Если свободомыслящие теологи чувствуют отвращение к подобного рода объяснениям, то это потому, что они не желают подчинять христианство общим законам других религиозных движений; быть может, еще и потому, что они недостаточно знакомы с наукой о духовной жизни человека. Нет религиозных движений, в которых подобные самообольщения не играли бы видной роли. Можно даже сказать, что в известных общинах эти самообольщения составляют обычное явление, как, например, у протестантских пиэтистов, мормонов, в католических монастырях. В такой экзальтированной среде обращения происходят нередко как последствие какого-либо случая, в котором потрясенная душа человека усматривает перст Божий. Верующие обыкновенно скрывают такие случаи, так как в них всегда заключается нечто наивное; они остаются тайной между ними и небом. Для холодной или рассеянной души случай не имеет никакого значения; для настроенной души тот же самый случай - божественное знамение. Конечно, было бы неправильно утверждать, что известный случай, как факт, коренным образом изменил Св. Павла, Св. Игнатия Лойолу, или, вернее, дал толчок их новой деятельности. Внутренняя работа этих сильных натур подготовляла громовой удар; но самый удар грома обусловливался внешним поводом. Все эти явления, в конце концов, относятся к моральному состоянию душ, не имеющему ничего общего с нынешним. Древние в значительной части своих действий руководствовались сновидениями, посетившими их в предшествующую ночь, выводами, сделанными на основании случайного предмета, который первый бросился им в глаза, звуками, которые им будто бы слышались. Случалось, что судьбу мира решал полет птицы, направление ветра, головная боль. Чтобы не получить упрека в неправдивости и неполноте, нужно упоминать об этого рода случаях, и даже тогда, когда они сообщаются в документах, обладающих посредственной степенью достоверности" следует остерегаться обходить их молчанием. В сущности, в истории не бывает вполне достоверных подробностей, а между тем подробности всегда имеют некоторое значение. Талант историка заключается в том, чтобы создать правдивое целое из частей, которые сами по себе правдивы лишь отчасти.

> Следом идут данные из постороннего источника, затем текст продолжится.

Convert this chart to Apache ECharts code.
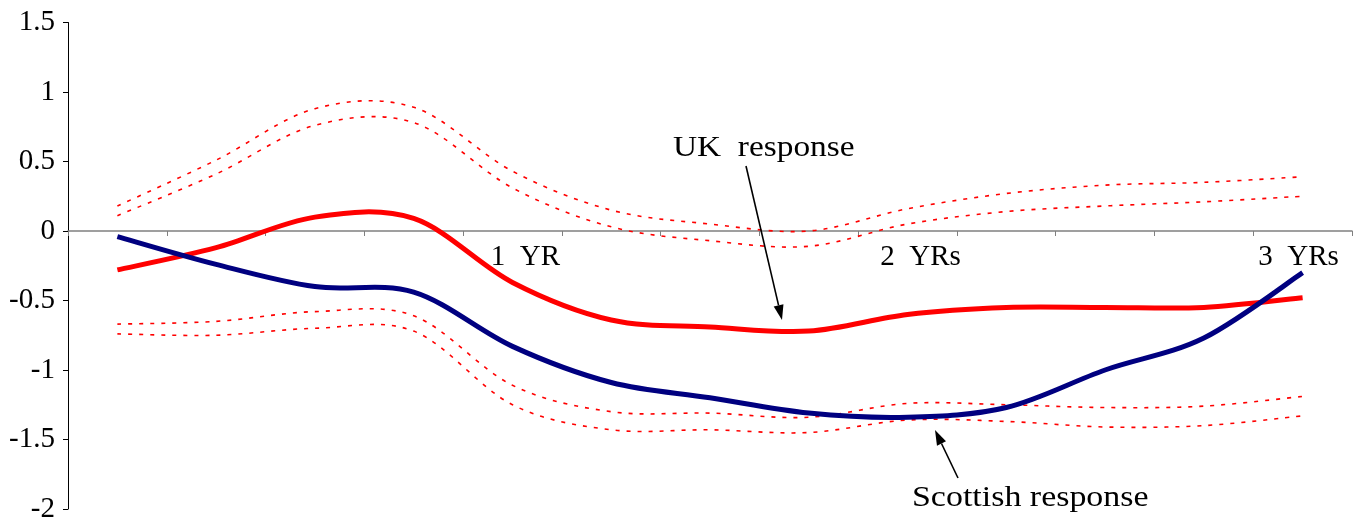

Итак, можно отводить в истории место частным случаям, вовсе не будучи рационалистом старой школы, учеником Павла. Павел был таким теологом, который, желая давать чудесам, как можно меньше, места и не дерзая признавать библейские повествования легендарными, насиловал их для того, чтобы дать им естественное объяснение. Павел надеялся таким образом сохранить за Библией всю ее авторитетность и раскрыть в то же время истинную мысль святых авторов ее[2]. Я принадлежу к критикам-мирянам; я думаю, что никакой рассказ о сверхъестественном событии нельзя считать верным буквально; я полагаю, что на сто таких рассказов о сверхъестественном восемьдесят обязаны своим: происхождение народному воображению; тем не менее я допускаю, что в известных более редких, случаях легенда, имеет своим источником реальный факт, переделанный воображением. Из массы сверхъестественных фактов, рассказанных в Деяниях, в пяти или шести случаях я пытаюсь показать, каким образом могла произойти иллюзия. Теолог, всегда систематичный, желает применить одно единственное объяснение ко всей Библии из конца в конец; критик полагает, что надо испробовать все объяснения или, вернее, что надо последовательно доказать применимость каждого из них. То обстоятельство, что то или другое объяснение может не соответствовать нашему вкусу, не должно служить причиной, чтобы от него отказываться. Мир - эта комедия, божественная и адская в одно и то же время, странный хоровод, которым руководит гениальный хормейстер и в котором добро и зло, дурное и прекрасное дефилируют перед нами каждое на своем предназначенном месте, стремясь к достижению таинственной конечной цели. История не заслуживает названия истории, если, читая ее, мы не будем попеременно то восхищаться, то возмущаться, то приходить в уныние, то испытывать утешение.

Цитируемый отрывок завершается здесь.